GSA Annual Meeting in Phoenix, Arizona, USA - 2019

Paper No. 290-1
Presentation Time: 1:35 PM

GLOBAL COPPER RESOURCES AND RESERVES; DISCOVERY IS NOT THE ONLY CONTROL ON SUPPLY


JOWITT, Simon M., Department of Geoscience, University of Nevada Las Vegas, 4505 S. Maryland Parkway, Las Vegas, NV 89154-4010 and MUDD, Gavin M., Environmental Engineering, RMIT University, 124 La Trobe Street, Melbourne, VIC 3000, Australia

Copper (Cu) is vital to modern life and has an often irreplaceable role in everyday infrastructure and technology. However, although clearly the world’s endowment of extractable Cu is finite, global Cu production has increased over the past century, an increase that has been (more than) matched by significant growth in estimated Cu mineral reserves and mineral resources. Globally, some 2,301 deposits contain reported Cu resources, split into 1,271 code-based (e.g. JORC, NI43-101) and 1,030 non-code-based resources. A further 393 deposits have both resources and code-based reserves and a further 14 deposits have non-code-based reserves. These deposits contain 3,034.7 Mt of Cu, up from the 1,861.3 Mt of Cu contained in global resources in 2010, including 640.9 Mt of contained Cu in reserves. These figures should also be considered a minimum given the lack of reporting of Cu resources from some countries and projects.

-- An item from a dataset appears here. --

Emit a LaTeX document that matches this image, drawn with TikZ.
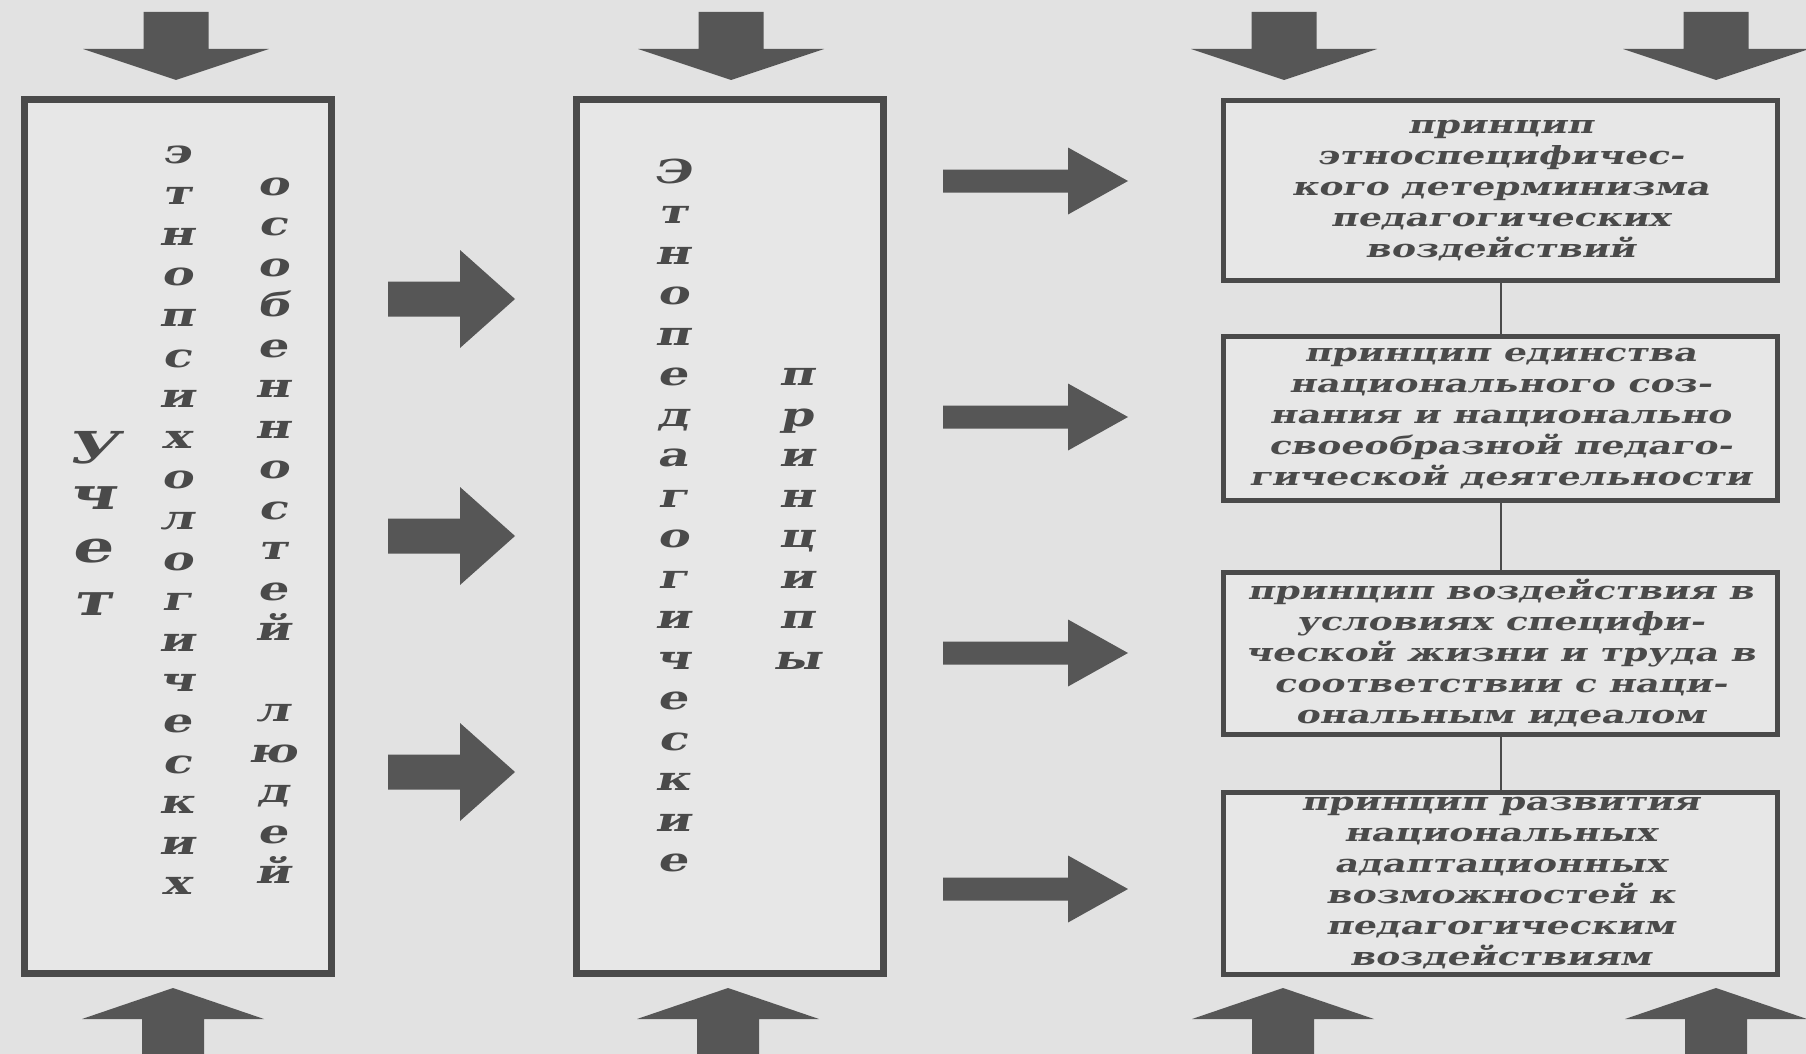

Most mineral deposit types have also recorded an average increase in Cu resources between 2010 (Mudd et al., 2013) and 2015, although grades are often similar, slightly lower (by ~5%), or are significantly lower depending on mineral deposit type.

Porphyry deposits still dominate global Cu resources and reserves and host ~75% of the contained Cu in our database. Chile also dominates global Cu resources and reserves, followed by the USA and Peru, all which host copper resources and reserves dominated by porphyry systems, indicating the continued importance of this deposit type for global copper production (as well as Mo, Re, Au, and others). The increase in global Cu resources documented in this study is associated with deposit discovery, the incorporation of more resources within the database (i.e., better data coverage), and the growth of individual Cu resources (often coincident with production) by an average of ~13% between 2010 and 2015. Our data indicates that Cu resources continue to grow over time coincident with production, indicating that although discovery and (more importantly brownfields expansion) is clearly important in terms of meeting increasing demands for Cu, we need to move beyond merely considering grades and tonnages. Environmental, political, logistical, and economical factors (among many others) are likely to become increasingly influential controls on the conversion of resources to reserves and the future supply of Cu; in other words, reported Cu resources or reserves are not guaranteed to become copper production, with the reasons why this does or does not occur a key topic for future research.